Direction:
Output the full listing below exactly as it reads, and skip anything that is a picture.

Material:
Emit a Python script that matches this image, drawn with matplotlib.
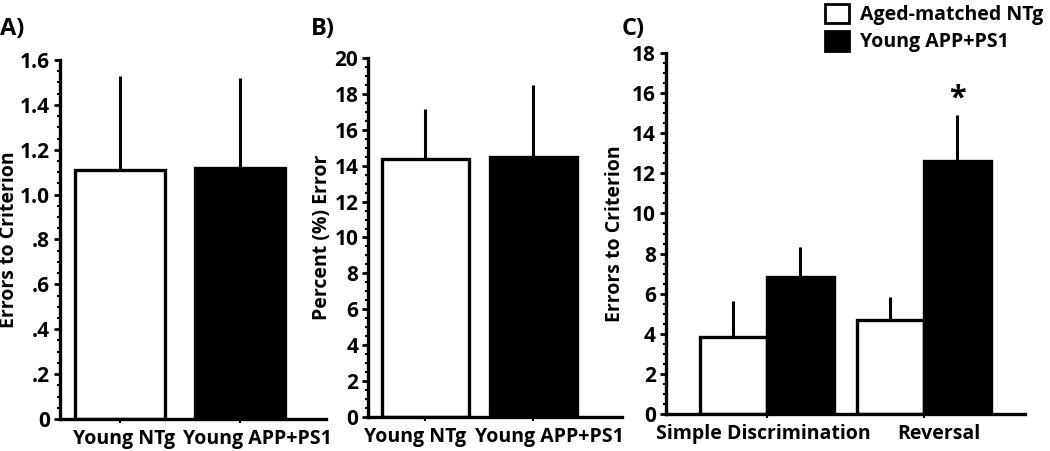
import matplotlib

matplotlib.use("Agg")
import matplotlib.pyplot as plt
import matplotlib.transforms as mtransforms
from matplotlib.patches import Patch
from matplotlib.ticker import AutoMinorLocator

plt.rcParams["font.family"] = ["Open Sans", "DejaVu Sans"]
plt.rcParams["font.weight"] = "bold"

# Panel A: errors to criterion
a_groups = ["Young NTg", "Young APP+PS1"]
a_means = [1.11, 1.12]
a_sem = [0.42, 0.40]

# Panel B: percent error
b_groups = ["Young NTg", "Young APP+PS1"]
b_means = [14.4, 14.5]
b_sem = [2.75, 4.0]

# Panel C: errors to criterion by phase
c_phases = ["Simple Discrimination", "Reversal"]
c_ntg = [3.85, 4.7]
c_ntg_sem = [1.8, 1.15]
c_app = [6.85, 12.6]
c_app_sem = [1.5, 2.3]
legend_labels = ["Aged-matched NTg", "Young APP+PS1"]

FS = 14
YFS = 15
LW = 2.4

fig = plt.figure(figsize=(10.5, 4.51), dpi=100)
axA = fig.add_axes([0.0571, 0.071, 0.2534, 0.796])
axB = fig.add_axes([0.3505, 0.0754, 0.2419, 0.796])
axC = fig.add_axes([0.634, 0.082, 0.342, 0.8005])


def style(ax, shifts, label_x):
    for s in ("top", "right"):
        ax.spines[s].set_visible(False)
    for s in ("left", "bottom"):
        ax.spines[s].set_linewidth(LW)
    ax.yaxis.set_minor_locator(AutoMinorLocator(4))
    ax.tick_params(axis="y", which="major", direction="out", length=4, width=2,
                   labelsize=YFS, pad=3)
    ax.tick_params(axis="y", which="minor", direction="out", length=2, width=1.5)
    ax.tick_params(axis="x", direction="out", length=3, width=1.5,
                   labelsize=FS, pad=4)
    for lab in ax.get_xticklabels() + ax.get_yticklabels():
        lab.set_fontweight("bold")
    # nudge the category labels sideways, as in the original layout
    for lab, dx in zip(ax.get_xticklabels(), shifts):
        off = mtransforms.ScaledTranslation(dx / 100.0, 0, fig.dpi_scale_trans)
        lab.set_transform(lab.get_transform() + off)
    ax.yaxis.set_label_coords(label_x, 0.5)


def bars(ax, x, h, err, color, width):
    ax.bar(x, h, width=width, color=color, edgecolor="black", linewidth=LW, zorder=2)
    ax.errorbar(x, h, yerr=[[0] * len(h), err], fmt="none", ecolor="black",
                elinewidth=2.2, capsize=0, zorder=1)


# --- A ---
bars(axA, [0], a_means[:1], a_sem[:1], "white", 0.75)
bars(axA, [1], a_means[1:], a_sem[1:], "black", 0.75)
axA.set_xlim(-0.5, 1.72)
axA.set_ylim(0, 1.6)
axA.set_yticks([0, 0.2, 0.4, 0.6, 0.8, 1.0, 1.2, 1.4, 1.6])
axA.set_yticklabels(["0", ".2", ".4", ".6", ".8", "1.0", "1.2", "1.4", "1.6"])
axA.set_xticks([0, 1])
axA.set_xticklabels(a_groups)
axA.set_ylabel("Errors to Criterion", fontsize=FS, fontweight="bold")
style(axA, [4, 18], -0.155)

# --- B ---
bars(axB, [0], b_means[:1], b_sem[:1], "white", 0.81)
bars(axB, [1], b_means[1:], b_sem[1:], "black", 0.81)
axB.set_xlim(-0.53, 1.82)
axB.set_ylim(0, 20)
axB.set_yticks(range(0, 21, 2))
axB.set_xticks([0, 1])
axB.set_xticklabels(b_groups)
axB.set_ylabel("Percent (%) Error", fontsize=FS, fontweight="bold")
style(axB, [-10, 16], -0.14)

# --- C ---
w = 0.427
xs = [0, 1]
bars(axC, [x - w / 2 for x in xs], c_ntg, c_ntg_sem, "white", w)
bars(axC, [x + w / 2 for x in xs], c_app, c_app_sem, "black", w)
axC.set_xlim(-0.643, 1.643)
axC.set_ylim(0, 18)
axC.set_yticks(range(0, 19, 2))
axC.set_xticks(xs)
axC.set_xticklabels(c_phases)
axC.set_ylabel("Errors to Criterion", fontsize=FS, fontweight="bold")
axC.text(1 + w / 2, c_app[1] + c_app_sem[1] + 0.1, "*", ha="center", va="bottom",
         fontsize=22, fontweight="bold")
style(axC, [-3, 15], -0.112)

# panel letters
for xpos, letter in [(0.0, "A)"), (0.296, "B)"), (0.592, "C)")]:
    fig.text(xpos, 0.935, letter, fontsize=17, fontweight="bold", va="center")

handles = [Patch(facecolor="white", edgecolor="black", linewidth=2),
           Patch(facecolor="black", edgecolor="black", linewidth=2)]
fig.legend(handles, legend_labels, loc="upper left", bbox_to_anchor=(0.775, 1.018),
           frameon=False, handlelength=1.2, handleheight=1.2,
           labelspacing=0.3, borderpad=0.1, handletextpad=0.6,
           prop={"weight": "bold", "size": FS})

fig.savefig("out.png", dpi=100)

Result for this task:
Emit a Python script that matches this image, drawn with matplotlib.
import matplotlib

matplotlib.use("Agg")
import matplotlib.pyplot as plt
import matplotlib.transforms as mtransforms
from matplotlib.patches import Patch
from matplotlib.ticker import AutoMinorLocator

plt.rcParams["font.family"] = ["Open Sans", "DejaVu Sans"]
plt.rcParams["font.weight"] = "bold"

# Panel A: errors to criterion
a_groups = ["Young NTg", "Young APP+PS1"]
a_means = [1.11, 1.12]
a_sem = [0.42, 0.40]

# Panel B: percent error
b_groups = ["Young NTg", "Young APP+PS1"]
b_means = [14.4, 14.5]
b_sem = [2.75, 4.0]

# Panel C: errors to criterion by phase
c_phases = ["Simple Discrimination", "Reversal"]
c_ntg = [3.85, 4.7]
c_ntg_sem = [1.8, 1.15]
c_app = [6.85, 12.6]
c_app_sem = [1.5, 2.3]
legend_labels = ["Aged-matched NTg", "Young APP+PS1"]

FS = 14
YFS = 15
LW = 2.4

fig = plt.figure(figsize=(10.5, 4.51), dpi=100)
axA = fig.add_axes([0.0571, 0.071, 0.2534, 0.796])
axB = fig.add_axes([0.3505, 0.0754, 0.2419, 0.796])
axC = fig.add_axes([0.634, 0.082, 0.342, 0.8005])


def style(ax, shifts, label_x):
    for s in ("top", "right"):
        ax.spines[s].set_visible(False)
    for s in ("left", "bottom"):
        ax.spines[s].set_linewidth(LW)
    ax.yaxis.set_minor_locator(AutoMinorLocator(4))
    ax.tick_params(axis="y", which="major", direction="out", length=4, width=2,
                   labelsize=YFS, pad=3)
    ax.tick_params(axis="y", which="minor", direction="out", length=2, width=1.5)
    ax.tick_params(axis="x", direction="out", length=3, width=1.5,
                   labelsize=FS, pad=4)
    for lab in ax.get_xticklabels() + ax.get_yticklabels():
        lab.set_fontweight("bold")
    # nudge the category labels sideways, as in the original layout
    for lab, dx in zip(ax.get_xticklabels(), shifts):
        off = mtransforms.ScaledTranslation(dx / 100.0, 0, fig.dpi_scale_trans)
        lab.set_transform(lab.get_transform() + off)
    ax.yaxis.set_label_coords(label_x, 0.5)


def bars(ax, x, h, err, color, width):
    ax.bar(x, h, width=width, color=color, edgecolor="black", linewidth=LW, zorder=2)
    ax.errorbar(x, h, yerr=[[0] * len(h), err], fmt="none", ecolor="black",
                elinewidth=2.2, capsize=0, zorder=1)


# --- A ---
bars(axA, [0], a_means[:1], a_sem[:1], "white", 0.75)
bars(axA, [1], a_means[1:], a_sem[1:], "black", 0.75)
axA.set_xlim(-0.5, 1.72)
axA.set_ylim(0, 1.6)
axA.set_yticks([0, 0.2, 0.4, 0.6, 0.8, 1.0, 1.2, 1.4, 1.6])
axA.set_yticklabels(["0", ".2", ".4", ".6", ".8", "1.0", "1.2", "1.4", "1.6"])
axA.set_xticks([0, 1])
axA.set_xticklabels(a_groups)
axA.set_ylabel("Errors to Criterion", fontsize=FS, fontweight="bold")
style(axA, [4, 18], -0.155)

# --- B ---
bars(axB, [0], b_means[:1], b_sem[:1], "white", 0.81)
bars(axB, [1], b_means[1:], b_sem[1:], "black", 0.81)
axB.set_xlim(-0.53, 1.82)
axB.set_ylim(0, 20)
axB.set_yticks(range(0, 21, 2))
axB.set_xticks([0, 1])
axB.set_xticklabels(b_groups)
axB.set_ylabel("Percent (%) Error", fontsize=FS, fontweight="bold")
style(axB, [-10, 16], -0.14)

# --- C ---
w = 0.427
xs = [0, 1]
bars(axC, [x - w / 2 for x in xs], c_ntg, c_ntg_sem, "white", w)
bars(axC, [x + w / 2 for x in xs], c_app, c_app_sem, "black", w)
axC.set_xlim(-0.643, 1.643)
axC.set_ylim(0, 18)
axC.set_yticks(range(0, 19, 2))
axC.set_xticks(xs)
axC.set_xticklabels(c_phases)
axC.set_ylabel("Errors to Criterion", fontsize=FS, fontweight="bold")
axC.text(1 + w / 2, c_app[1] + c_app_sem[1] + 0.1, "*", ha="center", va="bottom",
         fontsize=22, fontweight="bold")
style(axC, [-3, 15], -0.112)

# panel letters
for xpos, letter in [(0.0, "A)"), (0.296, "B)"), (0.592, "C)")]:
    fig.text(xpos, 0.935, letter, fontsize=17, fontweight="bold", va="center")

handles = [Patch(facecolor="white", edgecolor="black", linewidth=2),
           Patch(facecolor="black", edgecolor="black", linewidth=2)]
fig.legend(handles, legend_labels, loc="upper left", bbox_to_anchor=(0.775, 1.018),
           frameon=False, handlelength=1.2, handleheight=1.2,
           labelspacing=0.3, borderpad=0.1, handletextpad=0.6,
           prop={"weight": "bold", "size": FS})

fig.savefig("out.png", dpi=100)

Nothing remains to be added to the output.